この大会の正式名称は『第89回 全日本自転車競技選手権大会 トラック・レース(エリート・パラサイクリング)』だ。この大会ではエリートカテゴリのトラック競技、パラサイクリングも実施される。
大会数の少ないトラック競技だが、パラサイクリングともなると、さらに目にする機会が少なくなる。その貴重な機会となる今大会で、パラサイクリングも一緒に楽しんでもらうためのとっかかりとしてこの記事をお読みいただければ幸いだ。
パラサイクリングってどんなもの?
障害を持つ選手による自転車競技「パラサイクリング」。参加する選手の障害の種類は大まかに四肢障害(切断、機能障害)、脳性麻痺、視覚障害、下半身不随に分かれ、その度合いによってさらに分類される。
詳細についてはこちらの記事を見ていただくとして・・・
ここでは『2020全日本選手権トラック』の実施要項で「パラサイクリング申込基準」として明記されている内容から、その特性をご紹介しよう。
診断書によるクラス分け
申込基準には「医師による診断書(MDF_PI/MDF_VI)の提出を含む正式なクラス分けをまだ受けたことのない選手は、必ずクラス分けを受ける必要があります」とある。
前述したように、パラサイクリングでは障害の種類・度合いによってクラス分けされる。その程度により係数が加算され、係数加算後のタイムが最終結果となる。この「クラス」は「自転車に乗る能力」をUCIの基準に則って判断するもので、障害者手帳の等級などとは関連しない。
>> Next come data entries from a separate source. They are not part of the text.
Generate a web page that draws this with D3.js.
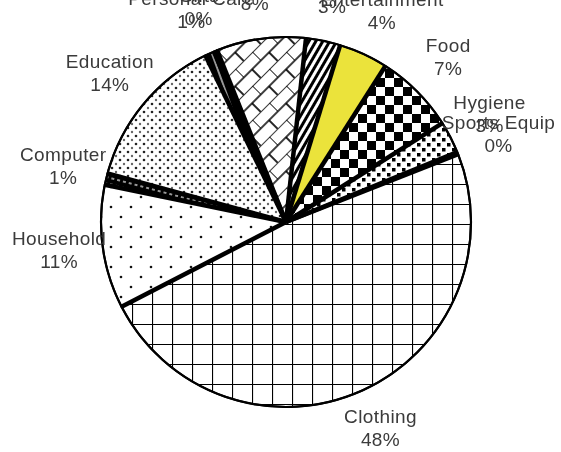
<!DOCTYPE html>
<html>
<head>
<meta charset="utf-8">
<script src="https://cdn.jsdelivr.net/npm/d3@7"></script>
<style>
  body { margin: 0; background: #fff; }
  svg { display: block; }
  text { font-family: "Liberation Sans", Arial, sans-serif; }
</style>
</head>
<body>
<div id="canvas"></div>
<script>
// slices in drawing order (clockwise, starting with Clothing)
const categories = ["Clothing", "Household", "Computer", "Education", "Personal Care", "Gifts",
                    "Travel", "Transport", "Entertainment", "Food", "Hygiene", "Sports Equip"];
const values = [48.4, 10.8, 1.0, 13.6, 0.8, 0.3, 7.8, 3.0, 4.3, 7.0, 2.8, 0.2];

const fills = ["grid", "sparse", "compHatch", "dense", "dark", "dark",
               "brick", "stripes", "yellow", "checker", "confetti", "confetti"];

const width = 561, height = 452;
const cx = 286, cy = 222, radius = 185, labelR = 229;
const startA = 68.5 * Math.PI / 180;

const svg = d3.select("#canvas").append("svg")
  .attr("width", width).attr("height", height);

const defs = svg.append("defs");

// text blur
defs.append("filter").attr("id", "soft")
  .append("feGaussianBlur").attr("stdDeviation", 0.45);

// grid (clothing)
let p = defs.append("pattern").attr("id", "grid").attr("patternUnits", "userSpaceOnUse")
  .attr("width", 20).attr("height", 20).attr("x", cx).attr("y", cy);
p.append("rect").attr("width", 20).attr("height", 20).attr("fill", "#fff");
p.append("path").attr("d", "M0,0H20M0,0V20").attr("stroke", "#000").attr("stroke-width", 2.2);

// sparse dots (household)
p = defs.append("pattern").attr("id", "sparse").attr("patternUnits", "userSpaceOnUse")
  .attr("width", 20).attr("height", 20);
p.append("rect").attr("width", 20).attr("height", 20).attr("fill", "#fff");
p.append("circle").attr("cx", 5).attr("cy", 5).attr("r", 1.3).attr("fill", "#111");
p.append("circle").attr("cx", 15).attr("cy", 15).attr("r", 1.3).attr("fill", "#111");

// dense dots (education)
p = defs.append("pattern").attr("id", "dense").attr("patternUnits", "userSpaceOnUse")
  .attr("width", 8).attr("height", 8);
p.append("rect").attr("width", 8).attr("height", 8).attr("fill", "#fff");
p.append("circle").attr("cx", 2).attr("cy", 2).attr("r", 1.3).attr("fill", "#222");
p.append("circle").attr("cx", 6).attr("cy", 6).attr("r", 1.2).attr("fill", "#666");

// computer sliver hatch
p = defs.append("pattern").attr("id", "compHatch").attr("patternUnits", "userSpaceOnUse")
  .attr("width", 6).attr("height", 6).attr("patternTransform", "rotate(15)");
p.append("rect").attr("width", 6).attr("height", 6).attr("fill", "#000");
p.append("path").attr("d", "M0,3H3").attr("stroke", "#fff").attr("stroke-width", 1.2);

// dark slivers
p = defs.append("pattern").attr("id", "dark").attr("patternUnits", "userSpaceOnUse")
  .attr("width", 8).attr("height", 8).attr("patternTransform", "rotate(70)");
p.append("rect").attr("width", 8).attr("height", 8).attr("fill", "#000");
p.append("path").attr("d", "M0,4H8").attr("stroke", "#fff").attr("stroke-width", 1.2);

// diagonal brick
p = defs.append("pattern").attr("id", "brick").attr("patternUnits", "userSpaceOnUse")
  .attr("width", 24).attr("height", 24).attr("patternTransform", "rotate(-45)");
p.append("rect").attr("width", 24).attr("height", 24).attr("fill", "#fff");
p.append("path").attr("d", "M0,0H24M0,12H24M0,0V12M12,12V24")
  .attr("stroke", "#000").attr("stroke-width", 1.7);

// wide stripes
p = defs.append("pattern").attr("id", "stripes").attr("patternUnits", "userSpaceOnUse")
  .attr("width", 6).attr("height", 6).attr("patternTransform", "rotate(30)");
p.append("rect").attr("width", 6).attr("height", 6).attr("fill", "#fff");
p.append("rect").attr("width", 3).attr("height", 6).attr("fill", "#000");

// solid yellow
p = defs.append("pattern").attr("id", "yellow").attr("patternUnits", "userSpaceOnUse")
  .attr("width", 10).attr("height", 10);
p.append("rect").attr("width", 10).attr("height", 10).attr("fill", "#ebe33b");

// checkerboard
p = defs.append("pattern").attr("id", "checker").attr("patternUnits", "userSpaceOnUse")
  .attr("width", 18).attr("height", 18);
p.append("rect").attr("width", 18).attr("height", 18).attr("fill", "#fff");
p.append("rect").attr("width", 9).attr("height", 9).attr("fill", "#000");
p.append("rect").attr("x", 9).attr("y", 9).attr("width", 9).attr("height", 9).attr("fill", "#000");

// confetti (hygiene)
p = defs.append("pattern").attr("id", "confetti").attr("patternUnits", "userSpaceOnUse")
  .attr("width", 10).attr("height", 10);
p.append("rect").attr("width", 10).attr("height", 10).attr("fill", "#fff");
p.append("rect").attr("x", 1).attr("y", 1).attr("width", 3.5).attr("height", 3.5).attr("fill", "#000");
p.append("rect").attr("x", 6).attr("y", 6).attr("width", 3.5).attr("height", 3.5).attr("fill", "#000");

const total = d3.sum(values);
const pie = d3.pie().sort(null).value(i => values[i])
  .startAngle(startA).endAngle(startA + 2 * Math.PI);
const arcs = pie(d3.range(values.length));

const arc = d3.arc().innerRadius(0).outerRadius(radius);

const g = svg.append("g").attr("transform", `translate(${cx},${cy})`);

g.selectAll("path.slice").data(arcs).enter().append("path")
  .attr("class", "slice")
  .attr("d", arc)
  .attr("fill", d => `url(#${fills[d.data]})`)
  .attr("stroke", "#000")
  .attr("stroke-width", 2)
  .attr("stroke-linejoin", "round");

// thick separators
g.selectAll("line.sep").data(arcs).enter().append("line")
  .attr("class", "sep")
  .attr("x1", 0).attr("y1", 0)
  .attr("x2", d => radius * Math.sin(d.startAngle))
  .attr("y2", d => -radius * Math.cos(d.startAngle))
  .attr("stroke", "#000").attr("stroke-width", 4.5);

g.append("circle").attr("r", radius).attr("fill", "none")
  .attr("stroke", "#000").attr("stroke-width", 2.2);

// labels
const labels = svg.append("g").attr("filter", "url(#soft)");
arcs.forEach(d => {
  const a = (d.startAngle + d.endAngle) / 2;
  const x = cx + labelR * Math.sin(a);
  const y = cy - labelR * Math.cos(a);
  const t = labels.append("text").attr("text-anchor", "middle")
    .attr("font-size", 19).attr("letter-spacing", 0.4).attr("fill", "#3a3a3a");
  t.append("tspan").attr("x", x).attr("y", y - 8).text(categories[d.data]);
  t.append("tspan").attr("x", x).attr("y", y + 15)
    .text(Math.round(values[d.data] / total * 100) + "%");
});
</script>
</body>
</html>
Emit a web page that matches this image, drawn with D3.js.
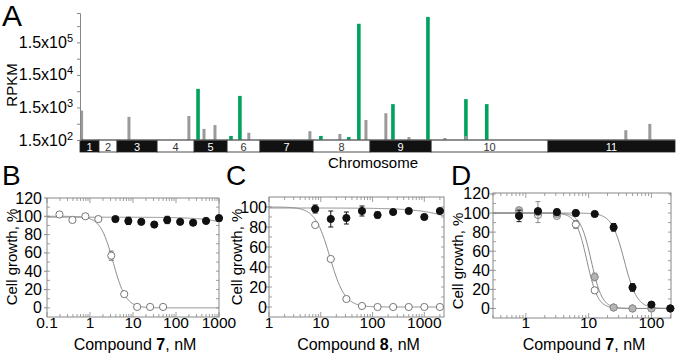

「医師による診断書(C、H、Tクラス)」のフォーマットを見てみると、「障がい種類(筋力低下、運動失調、脚長差 など)」「障がいの状態(治療中、進行性、変動がある など)」「その他症状(視覚障がい、呼吸器疾患、筋力の持久性低下 など)」等の項目があり、これらを医師の判断で記入するようになっている。
クラス分けを受けたことのない選手は、事前にこの診断書を提出した上で、競技の前日にクラス分けを受けることとなる。
パラサイクリングでは各選手のできること、できないことを明確な基準で判断した上で、それぞれのクラスの中で全力を尽くす。仮に症状が進行して以前のようなパフォーマンスができなくなったとしても、別のクラスで頑張ればいい・・・そのようなことが実現可能な構造になっているのだ。